Exercise objective:
Retype every line from the start of the entries below down to the line with "(5bp,353bp) -- (383.5bp,353bp);", both ends included; skip the pictures.

Data:
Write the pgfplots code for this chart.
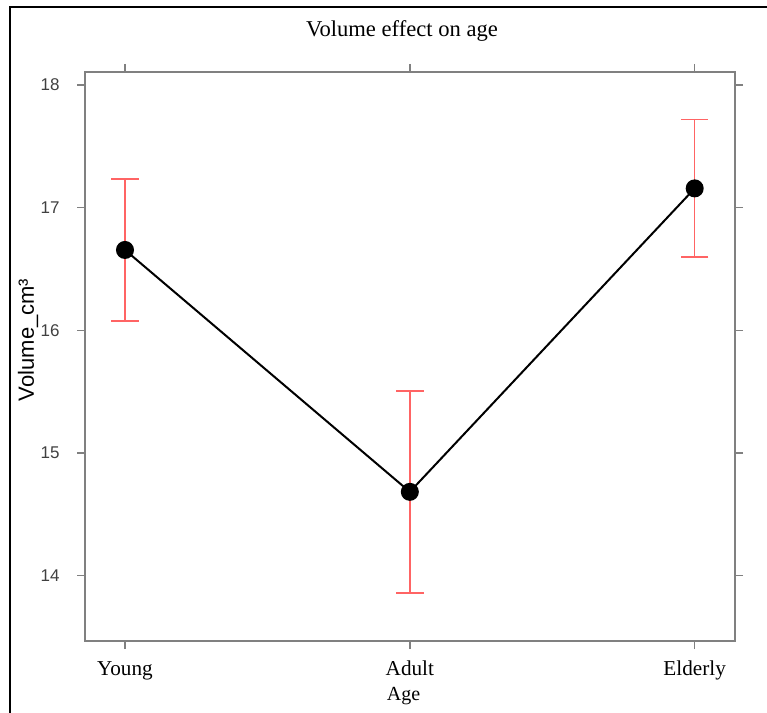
\documentclass[border=0pt]{standalone}
\usepackage{fontspec}
\setmainfont{Liberation Serif}
\setsansfont{Liberation Sans}
\usepackage{pgfplots}
\pgfplotsset{compat=1.18}
\definecolor{ebred}{HTML}{FF6464}
\definecolor{axgray}{HTML}{808080}

\begin{document}
\begin{tikzpicture}
% page size: 767 x 713 px at 0.5bp per px
\useasboundingbox (0,0) rectangle (383.5bp,356.5bp);
\draw[line width=1bp] (5bp,0) -- (5bp,353bp) -- (383.5bp,353bp);

\begin{axis}[
  at={(42.5bp,36bp)}, anchor=south west,
  width=325bp, height=284.5bp, scale only axis,
  xmin=-0.1404, xmax=2.1415, ymin=13.467, ymax=18.106,
  xtick={0,1,2}, xticklabels={Young,Adult,Elderly},
  ytick={14,15,16,17,18},
  tick align=outside,
  major tick length=4bp,
  axis line style={axgray, line width=0.7bp},
  every tick/.style={axgray, line width=0.7bp},
  xticklabel style={font=\fontsize{10.6bp}{12bp}\selectfont, anchor=base, yshift=-13bp},
  yticklabel style={font=\sffamily\fontsize{8.5bp}{10bp}\selectfont, anchor=east, inner sep=0pt, xshift=-8.5bp, text=black!75},
  /pgf/number format/assume math mode=true,
  clip=false,
]
  % 95% intervals
  \addplot[draw=none, mark=none, forget plot,
    error bars/.cd, y dir=both, y explicit,
    error bar style={ebred, line width=0.75bp},
    error mark options={ebred, line width=0.75bp, mark size=6.85bp, rotate=90}]
    coordinates {
      (0,16.655) +- (0,0.580)
      (1,14.683) +- (0,0.824)
      (2,17.157) +- (0,0.560)
    };
  % group means
  \addplot[black, line width=1bp, mark=*, mark size=4bp, mark options={black}]
    coordinates {
      (0,16.655)
      (1,14.683)
      (2,17.157)
    };
\end{axis}

\node[anchor=base, font=\fontsize{11.3bp}{13bp}\selectfont] at (201bp,338bp) {Volume effect on age};
\node[anchor=base, font=\fontsize{10bp}{12bp}\selectfont] at (201.75bp,6.5bp) {Age};
\node[rotate=90, font=\sffamily\fontsize{11bp}{13bp}\selectfont] at (14bp,186.5bp) {Volume\_cm³};
\end{tikzpicture}
\end{document}
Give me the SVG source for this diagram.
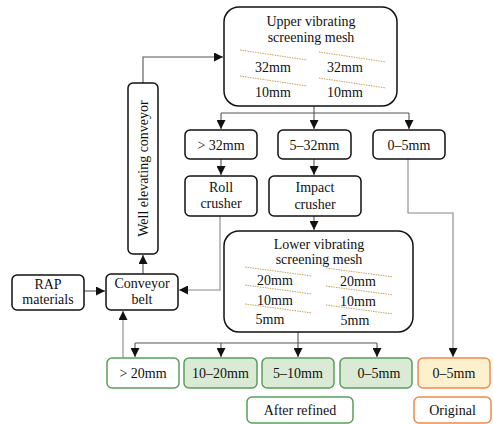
<svg xmlns="http://www.w3.org/2000/svg" width="493" height="424" viewBox="0 0 493 424" font-family="Liberation Serif, DejaVu Serif, serif">
<style>
text{font-family:'Liberation Serif','DejaVu Serif',serif;font-size:14px;fill:#111;text-anchor:middle}
.b{fill:#fff;stroke:#111;stroke-width:1.5}
.g{fill:#dbead5;stroke:#5a9e5a;stroke-width:1.5}
.gw{fill:#fff;stroke:#5a9e5a;stroke-width:1.5}
.o{fill:#fdf0cc;stroke:#f08a4b;stroke-width:1.5}
.ow{fill:#fff;stroke:#f08a4b;stroke-width:1.5}
.c{fill:none;stroke:#555;stroke-width:1.1}
.cl{fill:none;stroke:#888;stroke-width:1.1}
.s{fill:none;stroke:#c9a35a;stroke-width:1;stroke-dasharray:1.5 1}
</style>
<defs>
<marker id="ah" viewBox="0 0 10 10" refX="10" refY="5" markerWidth="9" markerHeight="9" markerUnits="userSpaceOnUse" orient="auto">
<path d="M0,0 L10,5 L0,10 z" fill="#111"/>
</marker>
</defs>
<g id="connectors">
<path class="c" d="M143,83 V57 H223" marker-end="url(#ah)"/>
<path class="c" d="M143,274 V255" marker-end="url(#ah)"/>
<path class="c" d="M84,291 H105" marker-end="url(#ah)"/>
<path class="cl" d="M220,216 V290 H179" marker-end="url(#ah)"/>
<path class="c" d="M314,106 V113"/>
<path class="c" d="M221,113 H409"/>
<path class="c" d="M221,113 V129" marker-end="url(#ah)"/>
<path class="c" d="M314,113 V129" marker-end="url(#ah)"/>
<path class="c" d="M409,113 V129" marker-end="url(#ah)"/>
<path class="c" d="M221,159 V175" marker-end="url(#ah)"/>
<path class="c" d="M314,159 V175" marker-end="url(#ah)"/>
<path class="c" d="M314,216 V230" marker-end="url(#ah)"/>
<path class="cl" d="M408,159 V213 H453 V357" marker-end="url(#ah)"/>
<path class="c" d="M298,332 V343"/>
<path class="c" d="M135,343 H377"/>
<path class="c" d="M135,343 V357" marker-end="url(#ah)"/>
<path class="c" d="M221,343 V357" marker-end="url(#ah)"/>
<path class="c" d="M298,343 V357" marker-end="url(#ah)"/>
<path class="c" d="M377,343 V357" marker-end="url(#ah)"/>
<path class="cl" d="M123,358 V311" marker-end="url(#ah)"/>
</g>
<g id="upper-mesh">
<rect class="b" x="224" y="7" width="173" height="99" rx="15"/>
<text x="311" y="26">Upper vibrating</text>
<text x="311" y="42">screening mesh</text>
<line class="s" x1="240" y1="50" x2="307" y2="60"/>
<line class="s" x1="240" y1="76" x2="307" y2="86"/>
<line class="s" x1="319" y1="52" x2="386" y2="62"/>
<line class="s" x1="319" y1="78" x2="386" y2="88"/>
<text x="273" y="72">32mm</text>
<text x="273" y="97">10mm</text>
<text x="345" y="72">32mm</text>
<text x="345" y="97">10mm</text>
</g>
<g id="well-conveyor">
<rect class="b" x="128" y="83" width="30" height="171" rx="5"/>
<text transform="translate(148,168.5) rotate(-90)">Well elevating conveyor</text>
</g>
<g id="gt32">
<rect class="b" x="185" y="130" width="72" height="29" rx="5"/>
<text x="221" y="149.5">&gt; 32mm</text>
</g>
<g id="5-32">
<rect class="b" x="278" y="130" width="73" height="29" rx="5"/>
<text x="314.5" y="149.5">5–32mm</text>
</g>
<g id="0-5top">
<rect class="b" x="373" y="130" width="72" height="29" rx="5"/>
<text x="409" y="149.5">0–5mm</text>
</g>
<g id="roll-crusher">
<rect class="b" x="185" y="176" width="72" height="40" rx="5"/>
<text x="221" y="192">Roll</text>
<text x="221" y="208">crusher</text>
</g>
<g id="impact-crusher">
<rect class="b" x="269" y="176" width="92" height="40" rx="5"/>
<text x="315" y="192">Impact</text>
<text x="315" y="209">crusher</text>
</g>
<g id="rap">
<rect class="b" x="12" y="275" width="72" height="35" rx="5"/>
<text x="48" y="289">RAP</text>
<text x="48" y="304">materials</text>
</g>
<g id="conveyor-belt">
<rect class="b" x="106" y="274" width="72" height="36" rx="5"/>
<text x="142" y="288">Conveyor</text>
<text x="142" y="304">belt</text>
</g>
<g id="lower-mesh">
<rect class="b" x="224" y="231" width="189" height="101" rx="15"/>
<text x="319" y="249">Lower vibrating</text>
<text x="319" y="264">screening mesh</text>
<line class="s" x1="245" y1="267" x2="312" y2="276"/>
<line class="s" x1="245" y1="285" x2="312" y2="294"/>
<line class="s" x1="245" y1="304" x2="312" y2="313"/>
<line class="s" x1="326" y1="268" x2="393" y2="277"/>
<line class="s" x1="326" y1="286" x2="393" y2="295"/>
<line class="s" x1="326" y1="305" x2="393" y2="314"/>
<text x="275" y="285">20mm</text>
<text x="275" y="305">10mm</text>
<text x="270" y="324">5mm</text>
<text x="358" y="286">20mm</text>
<text x="358" y="306">10mm</text>
<text x="355" y="325">5mm</text>
</g>
<g id="gt20">
<rect class="gw" x="107" y="358" width="72" height="30" rx="5"/>
<text x="143" y="378">&gt; 20mm</text>
</g>
<g id="10-20">
<rect class="g" x="184" y="358" width="73" height="30" rx="5"/>
<text x="220.5" y="378">10–20mm</text>
</g>
<g id="5-10">
<rect class="g" x="262" y="358" width="72" height="30" rx="5"/>
<text x="298" y="378">5–10mm</text>
</g>
<g id="0-5refined">
<rect class="g" x="340" y="358" width="72" height="30" rx="5"/>
<text x="379" y="378">0–5mm</text>
</g>
<g id="0-5original">
<rect class="o" x="418" y="358" width="72" height="30" rx="5"/>
<text x="454" y="378">0–5mm</text>
</g>
<g id="after-refined">
<rect class="gw" x="247" y="397" width="106" height="26" rx="5"/>
<text x="300" y="415">After refined</text>
</g>
<g id="original">
<rect class="ow" x="414" y="397" width="77" height="26" rx="5"/>
<text x="452.5" y="415">Original</text>
</g>
</svg>
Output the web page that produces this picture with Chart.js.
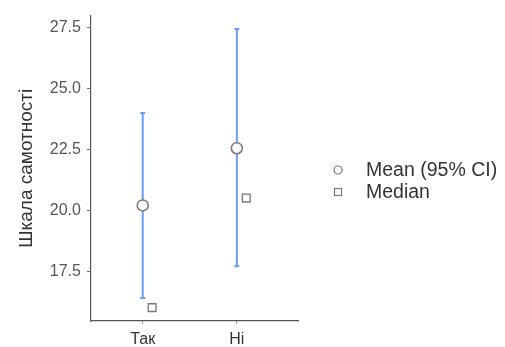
<!DOCTYPE html>
<html>
<head>
<meta charset="utf-8">
<script src="https://cdn.jsdelivr.net/npm/chart.js@4.4.1/dist/chart.umd.min.js"></script>
<style>
  html, body { margin: 0; padding: 0; background: #fff; }
  #wrap { width: 505px; height: 347px; }
</style>
</head>
<body>
<div id="wrap"><canvas id="plot"></canvas></div>
<script>
const categories = ['Так', 'Ні'];
const means = [20.2, 22.55];
const ciLower = [16.4, 17.7];
const ciUpper = [24.0, 27.45];
const medians = [16.0, 20.5];
const yTicks = [17.5, 20.0, 22.5, 25.0, 27.5];
const legendLabels = ['Mean (95% CI)', 'Median'];

const FONT = "'Liberation Sans', Arial, sans-serif";
const BLUE = '#6a9cef';
const GREY = '#777777';

// one dataset per error bar, two points each (lower / upper), caps as 'line' points
let ciSets = categories.map(function (c, i) {
  return {
    data: [{x: i + 1, y: ciLower[i]}, {x: i + 1, y: ciUpper[i]}],
    showLine: true,
    borderColor: BLUE,
    borderWidth: 2,
    pointStyle: 'line',
    pointRadius: 2.5,
    pointBorderColor: BLUE,
    pointBorderWidth: 2,
    order: 3
  };
});

let meanSet = {
  data: means.map((m, i) => ({x: i + 1, y: m})),
  pointStyle: 'circle',
  pointRadius: 5.5,
  pointBackgroundColor: '#fff',
  pointBorderColor: GREY,
  pointBorderWidth: 1.5,
  order: 1
};

let medianSet = {
  data: medians.map((m, i) => ({x: i + 1.1, y: m})),
  pointStyle: 'rect',
  pointRadius: 5.5,
  pointBackgroundColor: '#fff',
  pointBorderColor: GREY,
  pointBorderWidth: 1.3,
  order: 2
};

// legend drawn by hand so it can sit apart from the plot panel
const sideLegend = {
  id: 'sideLegend',
  afterDraw(chart) {
    const ctx = chart.ctx;
    ctx.save();
    ctx.strokeStyle = GREY;
    ctx.lineWidth = 1.2;
    ctx.beginPath();
    ctx.arc(338, 170, 4, 0, Math.PI * 2);
    ctx.stroke();
    ctx.strokeRect(334.5, 188.5, 7, 7);
    ctx.fillStyle = '#333';
    ctx.font = '19.5px ' + FONT;
    ctx.textBaseline = 'middle';
    ctx.fillText(legendLabels[0], 366, 171);
    ctx.fillText(legendLabels[1], 366, 193);
    ctx.restore();
  }
};

new Chart(document.getElementById('plot'), {
  type: 'scatter',
  data: { datasets: [meanSet, medianSet].concat(ciSets) },
  plugins: [sideLegend],
  options: {
    responsive: true,
    maintainAspectRatio: false,
    animation: false,
    layout: { padding: { left: 15, right: 207, top: 15, bottom: -9 } },
    plugins: {
      legend: { display: false },
      tooltip: { enabled: false }
    },
    scales: {
      x: {
        type: 'linear',
        min: 0.45,
        max: 2.65,
        afterBuildTicks: function (axis) {
          axis.ticks = categories.map((c, i) => ({value: i + 1}));
        },
        ticks: {
          callback: (v) => categories[Math.round(v) - 1],
          color: '#333',
          font: { family: FONT, size: 16, lineHeight: 1 },
          padding: 8
        },
        grid: { drawOnChartArea: false, drawTicks: true, tickLength: 3, color: '#999' },
        border: { display: true, color: '#555', width: 1.2 }
      },
      y: {
        min: 15.45,
        max: 28.0,
        afterBuildTicks: function (axis) {
          axis.ticks = yTicks.map(v => ({value: v}));
        },
        ticks: {
          callback: (v) => v.toFixed(1),
          color: '#555',
          font: { family: FONT, size: 16 },
          padding: 6
        },
        title: {
          display: true,
          text: 'Шкала самотності',
          color: '#333',
          font: { family: FONT, size: 19 },
          padding: { top: 0, bottom: 6 }
        },
        grid: { drawOnChartArea: false, drawTicks: true, tickLength: 4, color: '#777' },
        border: { display: true, color: '#555', width: 1.2 }
      }
    }
  }
});
</script>
</body>
</html>
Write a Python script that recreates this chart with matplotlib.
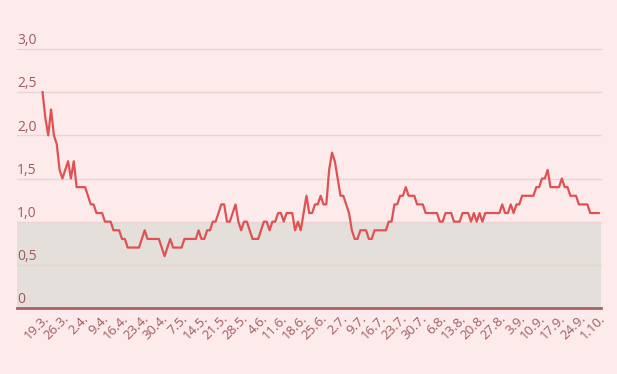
import datetime as dt
import matplotlib
matplotlib.use('Agg')
import matplotlib.pyplot as plt

# daily values, 19.3. .. 1.10.
start = dt.date(2020, 3, 19)
values = [
    2.5, 2.2, 2.0, 2.3, 2.0, 1.9, 1.6, 1.5, 1.6, 1.7,
    1.5, 1.7, 1.4, 1.4, 1.4, 1.4, 1.3, 1.2, 1.2, 1.1,
    1.1, 1.1, 1.0, 1.0, 1.0, 0.9, 0.9, 0.9, 0.8, 0.8,
    0.7, 0.7, 0.7, 0.7, 0.7, 0.8, 0.9, 0.8, 0.8, 0.8,
    0.8, 0.8, 0.7, 0.6, 0.7, 0.8, 0.7, 0.7, 0.7, 0.7,
    0.8, 0.8, 0.8, 0.8, 0.8, 0.9, 0.8, 0.8, 0.9, 0.9,
    1.0, 1.0, 1.1, 1.2, 1.2, 1.0, 1.0, 1.1, 1.2, 1.0,
    0.9, 1.0, 1.0, 0.9, 0.8, 0.8, 0.8, 0.9, 1.0, 1.0,
    0.9, 1.0, 1.0, 1.1, 1.1, 1.0, 1.1, 1.1, 1.1, 0.9,
    1.0, 0.9, 1.1, 1.3, 1.1, 1.1, 1.2, 1.2, 1.3, 1.2,
    1.2, 1.6, 1.8, 1.7, 1.5, 1.3, 1.3, 1.2, 1.1, 0.9,
    0.8, 0.8, 0.9, 0.9, 0.9, 0.8, 0.8, 0.9, 0.9, 0.9,
    0.9, 0.9, 1.0, 1.0, 1.2, 1.2, 1.3, 1.3, 1.4, 1.3,
    1.3, 1.3, 1.2, 1.2, 1.2, 1.1, 1.1, 1.1, 1.1, 1.1,
    1.0, 1.0, 1.1, 1.1, 1.1, 1.0, 1.0, 1.0, 1.1, 1.1,
    1.1, 1.0, 1.1, 1.0, 1.1, 1.0, 1.1, 1.1, 1.1, 1.1,
    1.1, 1.1, 1.2, 1.1, 1.1, 1.2, 1.1, 1.2, 1.2, 1.3,
    1.3, 1.3, 1.3, 1.3, 1.4, 1.4, 1.5, 1.5, 1.6, 1.4,
    1.4, 1.4, 1.4, 1.5, 1.4, 1.4, 1.3, 1.3, 1.3, 1.2,
    1.2, 1.2, 1.2, 1.1, 1.1, 1.1, 1.1,
]
days = list(range(len(values)))
tick_days = list(range(0, len(values), 7))
tick_labels = []
for d in tick_days:
    date = start + dt.timedelta(days=d)
    tick_labels.append(f'{date.day}.{date.month}.')
y_ticks = [0, 0.5, 1.0, 1.5, 2.0, 2.5, 3.0]
y_labels = ['0', '0,5', '1,0', '1,5', '2,0', '2,5', '3,0']

bg = '#fdebeb'
text_col = '#a05a5c'
plt.rcParams['font.family'] = ['Open Sans', 'DejaVu Sans']

fig = plt.figure(figsize=(6.17, 3.74), dpi=100, facecolor=bg)
ax = fig.add_axes([17 / 617, 66 / 374, 584 / 617, 259 / 374])
ax.set_facecolor(bg)

ax.set_xlim(-9.0, len(values) - 0.2)
ax.set_ylim(0, 3.0)

ax.axhspan(0, 1.0, color='#e4dfda', zorder=0, lw=0)
for y in y_ticks[1:]:
    ax.axhline(y, color='#ecd3d3', lw=1, zorder=1, clip_on=False)
ax.axhline(0, color='#a86262', lw=2, zorder=3, clip_on=False)

ax.plot(days, values, color='#e05252', lw=1.6, zorder=4)

for y, lab in zip(y_ticks, y_labels):
    ax.annotate(lab, xy=(0, y), xycoords=('axes fraction', 'data'),
                xytext=(0, 0.5), textcoords='offset points',
                ha='left', va='bottom', fontsize=10, color=text_col)

ax.set_yticks([])
ax.set_xticks(tick_days)
ax.set_xticklabels(tick_labels, rotation=45, ha='right', va='top',
                   rotation_mode='anchor', fontsize=9.5, color=text_col)
ax.tick_params(axis='x', length=0, pad=3)
for s in ax.spines.values():
    s.set_visible(False)

fig.savefig('out.png', dpi=100, facecolor=bg)
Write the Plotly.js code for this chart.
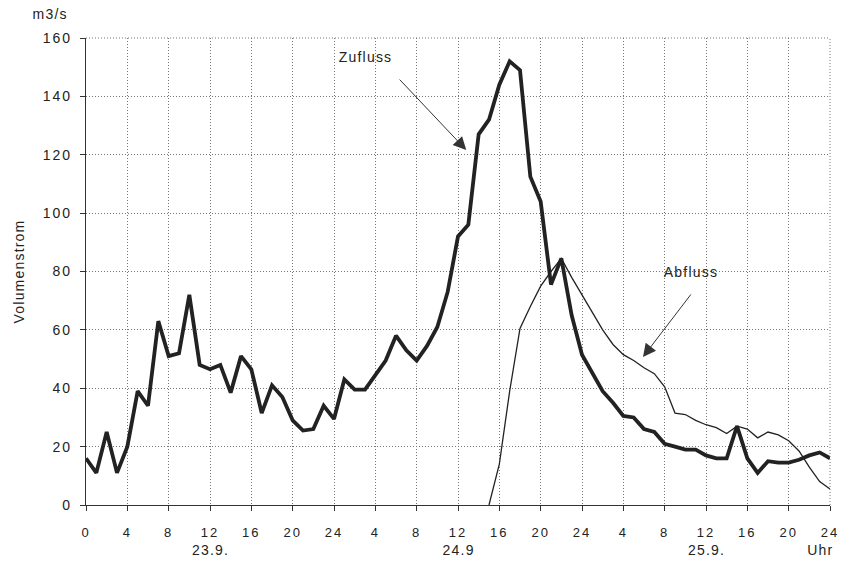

Complete response:
Write the pgfplots code for this chart.
\documentclass[border=0pt]{standalone}
\usepackage{fontspec}
\setmainfont{Liberation Serif}
\setsansfont{Liberation Sans}
\usepackage{pgfplots}
\pgfplotsset{compat=1.18}
\definecolor{ebred}{HTML}{FF6464}
\definecolor{axgray}{HTML}{808080}

\begin{document}
\begin{tikzpicture}
% page size: 767 x 713 px at 0.5bp per px
\useasboundingbox (0,0) rectangle (383.5bp,356.5bp);
\draw[line width=1bp] (5bp,0) -- (5bp,353bp) -- (383.5bp,353bp);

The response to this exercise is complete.